What distinguishes a strong investigation from a weak one is not the absence of ambiguity but the rigor applied to evaluating it. A structured investigative framework typically involves several key elements.

  • Thorough evidence collection: Investigators should gather all reasonably available evidence — witness interviews, documents, emails, calendar records, surveillance footage, and any other relevant materials. The completeness of the record directly shapes the quality of the conclusions.
  • Credibility assessments: When witness accounts conflict, investigators must evaluate credibility. This includes considering the consistency of each account, the witness's opportunity to observe the events in question, any potential motive to fabricate or minimize, and whether the account is corroborated by other evidence.
  • Weighing alternative explanations: Strong investigations consider not just whether the alleged conduct occurred, but whether competing explanations are plausible. A well-documented analysis of alternative interpretations strengthens the defensibility of the final conclusion.
  • Reaching a supported conclusion: The investigative findings should clearly articulate what evidence was considered, how it was weighed, and why the investigator reached the conclusion they did. Vague or undocumented findings undermine the entire process.

Why Defensibility Matters as Much as Accuracy

HR leaders are not just responsible for reaching accurate conclusions — they are responsible for reaching conclusions that will hold up to scrutiny. Whether that scrutiny comes from a grievance proceeding, an EEOC complaint, litigation, or simply a difficult conversation with a department head, the quality and documentation of the investigative process matters enormously.

A well-conducted investigation that follows a consistent framework, applies the preponderance of the evidence standard thoughtfully, and documents its reasoning provides organizations with strong legal and operational protection. Conversely, an investigation that cuts corners, ignores contradictory evidence, or fails to document its methodology leaves the organization exposed — even when the underlying conclusion may be correct.

This is why investing in investigative training for HR professionals, and in some cases engaging experienced external investigators, is not a luxury but a risk management priority.

The Human Element: Judgment, Empathy, and Fairness

Beyond the legal and procedural dimensions, workplace investigations carry a profound human dimension. The people involved — complainants, respondents, and witnesses — are navigating stressful, often emotionally charged situations. How an investigation is conducted sends powerful signals about the organization's values and its commitment to a fair and respectful workplace.

Investigators who approach their work with both rigor and empathy — who take every concern seriously, communicate clearly with participants about the process, maintain confidentiality appropriately, and reach conclusions based on evidence rather than assumption — build trust even in difficult circumstances.

That trust is not a soft outcome. It directly influences whether employees feel safe raising concerns in the future, whether respondents perceive the process as fair, and whether the organization can move forward constructively after a difficult investigation concludes.
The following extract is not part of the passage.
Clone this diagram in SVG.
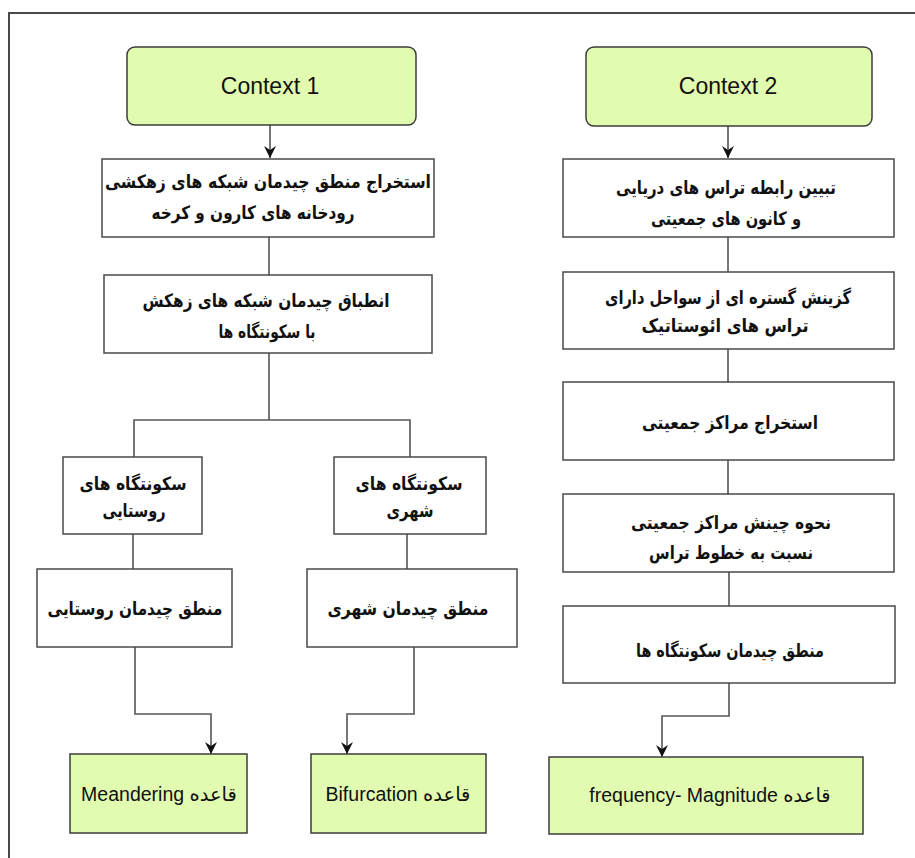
<svg xmlns="http://www.w3.org/2000/svg" width="915" height="858" viewBox="0 0 915 858">
<style>
.frame{fill:none;stroke:#4a4a4a;stroke-width:2}
.ctx{fill:#e1fbb0;stroke:#3c3c3c;stroke-width:1.5}
.box{fill:#ffffff;stroke:#4a4a4a;stroke-width:1.5}
.rule{fill:#e1fbb0;stroke:#3c3c3c;stroke-width:1.5}
.con{fill:none;stroke:#555;stroke-width:1.6}
.ct{font-family:"Liberation Sans",Arial,sans-serif;font-size:23px;fill:#111;text-anchor:middle;dominant-baseline:central}
.fa{font-family:"DejaVu Sans",sans-serif;font-size:18.5px;font-weight:bold;fill:#111;text-anchor:middle;dominant-baseline:central;direction:rtl;unicode-bidi:embed}
.rt{font-family:"Liberation Sans","DejaVu Sans",sans-serif;font-size:19.5px;fill:#111;text-anchor:middle;dominant-baseline:central;direction:rtl;unicode-bidi:embed}
</style>
<defs>
<marker id="arr" markerUnits="userSpaceOnUse" markerWidth="12" markerHeight="14" refX="12" refY="6" orient="auto" viewBox="0 0 12 12">
<path d="M0,0 L12,6 L0,12 L4,6 z" fill="#111"/>
</marker>
</defs>
<rect width="915" height="858" fill="#fff"/>
<rect class="frame" x="9" y="13" width="1000" height="1000"/>

<g id="connectors">
<line class="con" x1="270" y1="125" x2="270" y2="158" marker-end="url(#arr)"/>
<line class="con" x1="728" y1="126" x2="728" y2="158" marker-end="url(#arr)"/>
<line class="con" x1="269" y1="237" x2="269" y2="275"/>
<polyline class="con" points="269,353 269,420"/>
<polyline class="con" points="134,457 134,420 410,420 410,457"/>
<line class="con" x1="133" y1="534" x2="133" y2="569"/>
<line class="con" x1="407" y1="534" x2="407" y2="569"/>
<polyline class="con" points="135,647 135,714 211,714 211,754" marker-end="url(#arr)"/>
<polyline class="con" points="414,647 414,714 347,714 347,754" marker-end="url(#arr)"/>
<line class="con" x1="728" y1="237" x2="728" y2="272"/>
<line class="con" x1="728" y1="349" x2="728" y2="382"/>
<line class="con" x1="728" y1="460" x2="728" y2="494"/>
<line class="con" x1="729" y1="572" x2="729" y2="606"/>
<polyline class="con" points="729,683 729,716 662,716 662,757" marker-end="url(#arr)"/>
</g>

<g id="context1">
<rect class="ctx" x="127" y="47" width="289" height="78" rx="8"/>
<text class="ct" x="270" y="86">Context 1</text>
</g>
<g id="context2">
<rect class="ctx" x="586" y="47" width="286" height="79" rx="8"/>
<text class="ct" x="728" y="86">Context 2</text>
</g>

<g id="a1">
<rect class="box" x="102" y="159" width="332" height="78"/>
<text class="fa" x="268" y="181" textLength="326" lengthAdjust="spacingAndGlyphs">استخراج منطق چیدمان شبکه های زهکشی</text>
<text class="fa" x="253" y="212" textLength="203" lengthAdjust="spacingAndGlyphs">رودخانه های کارون و کرخه</text>
</g>
<g id="a2">
<rect class="box" x="104" y="275" width="328" height="78"/>
<text class="fa" x="266" y="300" textLength="247" lengthAdjust="spacingAndGlyphs">انطباق چیدمان شبکه های زهکش</text>
<text class="fa" x="267" y="331" textLength="97" lengthAdjust="spacingAndGlyphs">با سکونتگاه ها</text>
</g>
<g id="b1">
<rect class="box" x="63" y="457" width="139" height="77"/>
<text class="fa" x="133" y="483" textLength="107" lengthAdjust="spacingAndGlyphs">سکونتگاه های</text>
<text class="fa" x="134" y="510" textLength="63" lengthAdjust="spacingAndGlyphs">روستایی</text>
</g>
<g id="b2">
<rect class="box" x="334" y="457" width="152" height="77"/>
<text class="fa" x="409" y="483" textLength="107" lengthAdjust="spacingAndGlyphs">سکونتگاه های</text>
<text class="fa" x="410" y="510" textLength="47" lengthAdjust="spacingAndGlyphs">شهری</text>
</g>
<g id="c1">
<rect class="box" x="37" y="569" width="195" height="78"/>
<text class="fa" x="135" y="608" textLength="175" lengthAdjust="spacingAndGlyphs">منطق چیدمان روستایی</text>
</g>
<g id="c2">
<rect class="box" x="307" y="569" width="210" height="78"/>
<text class="fa" x="408" y="608" textLength="161" lengthAdjust="spacingAndGlyphs">منطق چیدمان شهری</text>
</g>
<g id="d1">
<rect class="rule" x="70" y="754" width="177" height="79"/>
<text class="rt" x="159" y="794">قاعده Meandering</text>
</g>
<g id="d2">
<rect class="rule" x="311" y="754" width="175" height="79"/>
<text class="rt" x="398" y="794">قاعده Bifurcation</text>
</g>

<g id="e1">
<rect class="box" x="563" y="159" width="331" height="78"/>
<text class="fa" x="726" y="187" textLength="220" lengthAdjust="spacingAndGlyphs">تبیین رابطه تراس های دریایی</text>
<text class="fa" x="726" y="218" textLength="150" lengthAdjust="spacingAndGlyphs">و کانون های جمعیتی</text>
</g>
<g id="e2">
<rect class="box" x="563" y="272" width="331" height="77"/>
<text class="fa" x="728" y="297" textLength="246" lengthAdjust="spacingAndGlyphs">گزینش گستره ای از سواحل دارای</text>
<text class="fa" x="725" y="325" textLength="167" lengthAdjust="spacingAndGlyphs">تراس های ائوستاتیک</text>
</g>
<g id="e3">
<rect class="box" x="563" y="382" width="331" height="78"/>
<text class="fa" x="730" y="422" textLength="176" lengthAdjust="spacingAndGlyphs">استخراج مراکز جمعیتی</text>
</g>
<g id="e4">
<rect class="box" x="563" y="494" width="331" height="78"/>
<text class="fa" x="731" y="522" textLength="200" lengthAdjust="spacingAndGlyphs">نحوه چینش مراکز جمعیتی</text>
<text class="fa" x="731" y="552" textLength="164" lengthAdjust="spacingAndGlyphs">نسبت به خطوط تراس</text>
</g>
<g id="e5">
<rect class="box" x="563" y="606" width="332" height="77"/>
<text class="fa" x="730" y="650" textLength="188" lengthAdjust="spacingAndGlyphs">منطق چیدمان سکونتگاه ها</text>
</g>
<g id="f">
<rect class="rule" x="549" y="757" width="314" height="77"/>
<text class="rt" x="710" y="795">قاعده frequency- Magnitude</text>
</g>
</svg>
Turning Uncertainty Into Confident Action

Workplace investigations will never be perfectly clean, perfectly certain, or perfectly comfortable. They involve real people, competing interests, and the inherent limitations of reconstructing past events from imperfect accounts. But that does not mean organizations are powerless in the face of complexity.

By embracing the preponderance of the evidence standard, applying a disciplined investigative framework, and committing to thorough documentation, HR leaders can transform uncertainty into confident, defensible action. The goal is not to eliminate doubt — it is to ensure that every decision reflects the best possible judgment based on the evidence available.

In the end, that is exactly what sound HR practice has always required: not certainty, but disciplined, empathetic, well-reasoned judgment in service of a fair and accountable workplace.